レポ市場での借り入れコストが急上昇、銀行のバランスシート目詰まり
(ブルームバーグ): 金融機関の日常的な借り入れニーズを満たすレポ市場に関連する主要金利が、年初来の最高を記録した。米国債入札の決済額が膨らみプライマリーディーラーのバランスシートが目詰まりを起こしたことで貸し出し能力が抑制されたためだ。
2日に公表されたニューヨーク連銀のデータによると、1日の担保付翌日物調達金利(SOFR)は7ベーシスポイント(bp、1bp=0.01%)上昇し5.40%となった。これは、1月2日と昨年12月28日に記録した導入来の最高に並ぶ。
米連邦準備制度理事会(FRB)は量的引き締め(QT)を通じてシステムから流動性を引き揚げているが、市場の緊張が高まる可能性に配慮しそのペースは遅い。
それでも、先週見られたように四半期末の時期にはボラティリティーが高まる。四半期末は銀行が規制対応のためにバランスシートを補強する必要に駆られレポ取引を縮小する傾向があり、借り手は代替の借り入れ先を見つけるか返済することになる。
同時に、米国債発行増はレポ市場での借り入れのための担保が増加することを意味する。
ソシエテ・ジェネラルの米金利戦略責任者、スバドラ・ラジャッパ氏は「これは新たな常態かもしれず、FRBがランオフ(償還に伴う保有債券減少)の上限を引き下げた理由の説明になる」と述べた。
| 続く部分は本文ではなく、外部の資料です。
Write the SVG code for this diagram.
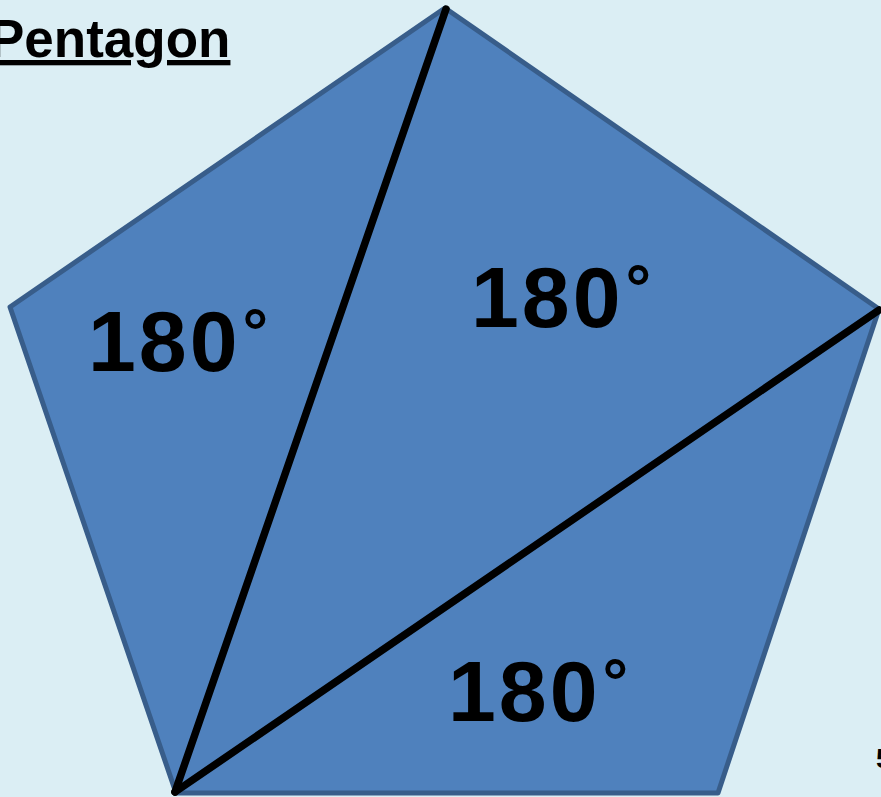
<svg xmlns="http://www.w3.org/2000/svg" width="881" height="797" viewBox="0 0 881 797">
<style>
.bg{fill:#DBEEF4}
.pent{fill:#4F81BD;stroke:#385D8A;stroke-width:5;stroke-linejoin:round}
.diag{stroke:#000;stroke-width:7.5;stroke-linecap:round;fill:none}
.lbl{font-family:"Liberation Sans",Arial,sans-serif;font-weight:bold;font-size:86px;fill:#000;letter-spacing:3px}
.deg{font-size:64px}
.title{font-family:"Liberation Sans",Arial,sans-serif;font-weight:bold;font-size:53px;fill:#000;text-decoration:underline;text-decoration-skip-ink:none}
.num{font-family:"Liberation Sans",Arial,sans-serif;font-weight:bold;font-size:28px;fill:#000}
</style>
<rect class="bg" x="0" y="0" width="881" height="797"/>
<text class="title" x="-11" y="57">Pentagon</text>
<g id="pentagon">
<polygon class="pent" points="445,8 879,309 718,793 176,793 10,307"/>
</g>
<g id="connectors">
<line class="diag" x1="446" y1="9" x2="175" y2="792"/>
<line class="diag" x1="879" y1="310" x2="175" y2="792"/>
</g>
<g id="tri-left"><text class="lbl" x="88" y="371">180<tspan class="deg" dx="2" dy="-17">°</tspan></text></g>
<g id="tri-middle"><text class="lbl" x="471" y="327">180<tspan class="deg" dx="2" dy="-17">°</tspan></text></g>
<g id="tri-bottom"><text class="lbl" x="448" y="721">180<tspan class="deg" dx="2" dy="-17">°</tspan></text></g>
<text class="num" x="876" y="768">5</text>
</svg>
「記録的な発行規模と決済額、過去最高に近いプライマリーディーラーの保有高から、最終的にはバランスシートに制約が生じる。年末に見られる状況に近いようで、レポ市場の正常化には数日かかるかもしれない」と語った。
今回の動きは昨年末に見られた混乱に似ているが、SOFRが一晩で2倍以上になった2019年9月の極端さからは程遠い。しかし、18-19年にかけての緊張の前触れと同じ状況が再び現れ始めている。ディーラーの国債保有残高は史上最高水準に近く、翌日物レポ金利は上昇を続けている。その結果、レポ金利、ひいてはそこから算出されるSOFRが入札決済日以降に正常化するまでに時間がかかっている。